Out of thousands of Central Valley Dairy cows that routinely cause drivers on I-5 to roll up their windows, one has been singled out by the Department of Agriculture as the first confirmed case of Mad Cow Disease in six years. Thankfully for us hamburger-loving humans, the dairy cow never posed any risk to the nation's food supply because bovine spongiform encephalopathy, the scientific name for Mad Cow Disease, cannot be transmitted through milk and can only spread to humans through eating infected beef.
When the cow was picked up, it was apparently showing some signs of "unsteadiness and aggression" and has since been taken to a rendering plant, which is a cold, sterile place packed with people in hazmat suits, we bet. After the USDA is done with their investigation, the cow will be incinerated in what sounds like pretty much the grossest cookout imaginable.

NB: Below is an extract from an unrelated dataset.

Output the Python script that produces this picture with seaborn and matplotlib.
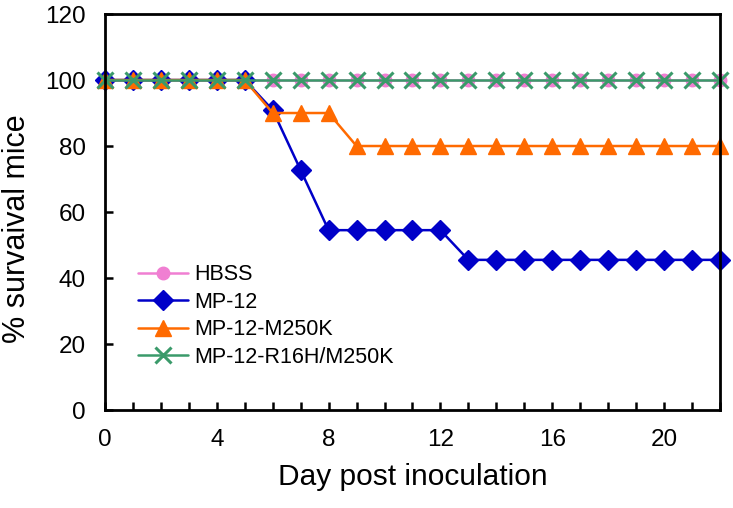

Although the USDA doesn't seem to think there is any cause for alarm, consumer groups are calling for an expansion of the department's monitoring program. The budget for that program was slashed by 90% back in 2006, when only two cases of Mad Cow disease were uncovered in the wake of a Mad Cow scare in Washington State back in 2003.
This latest case may be something different than the last round of bovine hysteria though. Officials determined the 2003 case was caused by the cow's feed, but according to a professor of public health from the University of Minnesota, "[t]his new case appears to be that sporadic type of the disease, a sole cow that happens to get it at random and without any predictive characteristics.”